Let $C^\infty(X)$ denote the space of infinitely smooth functions on a compact manifold $X$ (at the beginning one may assume that $X$ is a circle, though I need a more general case). Let $\mathcal{D}(X)$ be the space of Schwartz distributions equipped with the $w^*$-topology, namely the weak topology induced by the natural pairing $C^\infty(X)\times \mathcal{D}(X)\to \mathbb{C}$.
Let $F\colon \mathcal{D}(X)\to \mathbb{C}$ be a linear functional which is sequentially continuous in the weak topology, namely it maps weakly convergent sequences to convergent ones.

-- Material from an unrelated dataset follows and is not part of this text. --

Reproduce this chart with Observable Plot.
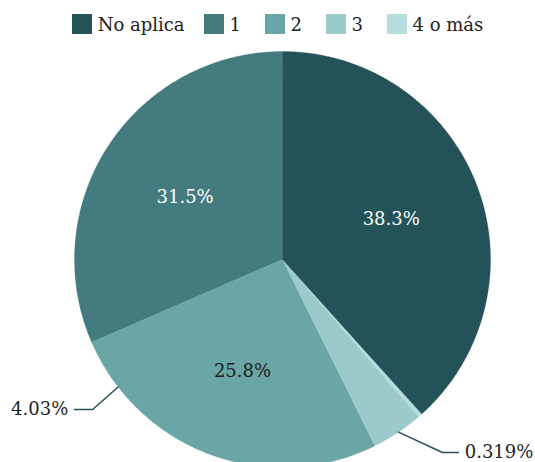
<!DOCTYPE html>
<html>
<head>
<meta charset="utf-8">
<script src="https://cdn.jsdelivr.net/npm/d3@7"></script>
<script src="https://cdn.jsdelivr.net/npm/@observablehq/plot@0.6"></script>
<style>
  html, body { margin: 0; padding: 0; background: #fff; overflow: hidden; }
  body { width: 535px; height: 462px; font-family: "DejaVu Serif", serif; }
  #legend { height: 44px; box-sizing: border-box; padding-top: 5px; padding-left: 20px; }
  #legend .leg-swatches { display: flex; justify-content: center; align-items: center; margin: 0; min-height: 38px;
    font-family: "DejaVu Serif", serif; font-size: 18px; color: #222; }
  #legend .leg-swatch { margin-right: 19px; min-width: 42px; }
  #legend .leg-swatch:last-child { margin-right: 0; }
  #legend .leg-swatch > svg { margin-right: 6px; }
  #chart svg { display: block; overflow: visible; }
</style>
</head>
<body>
<div id="legend"></div>
<div id="chart"></div>
<script>
// ---- data ----
const categories = ["No aplica", "1", "2", "3", "4 o más"];
const percentages = [38.3, 31.5, 25.8, 4.03, 0.319];
const labels = ["38.3%", "31.5%", "25.8%", "4.03%", "0.319%"];
const colors = ["#235259", "#437b7e", "#6aa6a6", "#9ccaca", "#b7dcdc"];
// slices are laid out counterclockwise from 12 o'clock in this order
const sliceOrder = ["1", "2", "3", "4 o más", "No aplica"];

// ---- pie geometry (in data units, radius 1) ----
const total = d3.sum(percentages);
const valueOf = c => percentages[categories.indexOf(c)];
const pt = (theta, r) => ({x: -r * Math.sin(theta), y: r * Math.cos(theta)});
let acc = 0;
const slices = sliceOrder.map(cat => {
  const a0 = acc / total * 2 * Math.PI;
  acc += valueOf(cat);
  const a1 = acc / total * 2 * Math.PI;
  return {cat, a0, a1, mid: (a0 + a1) / 2, pct: valueOf(cat), label: labels[categories.indexOf(cat)], color: colors[categories.indexOf(cat)]};
});
const polys = [];
for (const s of slices) {
  polys.push({cat: s.cat, ...pt(0, 0)});
  const n = Math.max(2, Math.ceil((s.a1 - s.a0) / (Math.PI / 360)));
  for (let i = 0; i <= n; ++i) polys.push({cat: s.cat, ...pt(s.a0 + (s.a1 - s.a0) * i / n, 1)});
  polys.push({cat: s.cat, ...pt(0, 0)});
}
const inside = slices.filter(s => s.pct >= 5).map(s => ({
  ...s, ...pt(s.mid, 0.56), dark: d3.lab(s.color).l > 58
}));
// outside labels with leader lines (layout of annotations)
const outsideLayout = [
  {cat: "3", anchorDeg: 127.8, elbow: [-0.913, -0.721], end: [-1.0, -0.721], side: -1},
  {cat: "4 o más", anchorDeg: 213.9, elbow: [0.769, -0.928], end: [0.846, -0.928], side: 1}
];
const leaders = [];
const outsideText = [];
for (const o of outsideLayout) {
  const a = pt(o.anchorDeg * Math.PI / 180, 1);
  leaders.push({id: o.cat, x: a.x, y: a.y}, {id: o.cat, x: o.elbow[0], y: o.elbow[1]}, {id: o.cat, x: o.end[0], y: o.end[1]});
  outsideText.push({x: o.end[0] + o.side * 0.03, y: o.end[1], side: o.side, label: labels[categories.indexOf(o.cat)]});
}

const R = 208, cx = 282, cy = 259 - 44;
const chart = Plot.plot({
  width: 535,
  height: 462 - 44,
  margin: 0,
  x: {domain: [-1, 1], range: [cx - R, cx + R], axis: null},
  y: {domain: [-1, 1], range: [cy + R, cy - R], axis: null},
  color: {domain: categories, range: colors},
  style: {fontFamily: "DejaVu Serif, serif", overflow: "visible"},
  marks: [
    Plot.line(polys, {x: "x", y: "y", z: "cat", fill: "cat", stroke: "cat", strokeWidth: 0.3, curve: "linear"}),
    Plot.text(inside, {x: "x", y: "y", dy: 2, text: "label", fill: d => d.dark ? "#1e1e1e" : "#ffffff", fontSize: 18}),
    Plot.line(leaders, {x: "x", y: "y", z: "id", stroke: "#2b4f58", strokeWidth: 1.5}),
    Plot.text(outsideText.filter(d => d.side < 0), {x: "x", y: "y", text: "label", textAnchor: "end", fill: "#1e1e1e", fontSize: 18}),
    Plot.text(outsideText.filter(d => d.side > 0), {x: "x", y: "y", text: "label", textAnchor: "start", fill: "#1e1e1e", fontSize: 18})
  ]
});
document.getElementById("chart").appendChild(chart);

const legend = Plot.legend({
  color: {domain: categories, range: colors},
  legend: "swatches",
  swatchSize: 20,
  className: "leg"
});
document.getElementById("legend").appendChild(legend);
</script>
</body>
</html>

Question: Is $F$ continuous in the weak topology?
Best Answer
It is continuous even for the strong topology. This follows from general locally convex space theory, in particular from the fact that the space of smooth functions is a nuclear Fréchet space. Its dual is a nuclear Silva space, i.e., an inductive limit of a sequence of Banach spaces with nuclear connecting mappings. The background theory can be found in many places, e.g., in the monograph of Gottfried Köthe on topological vector spaces. Note that in this context, weak and strong convergence for sequences coincide. Also the conclusion holds not just for linear functionals but for ANY mapping, linear or not. This was proved by Sebastião e Silva in the $50$'s.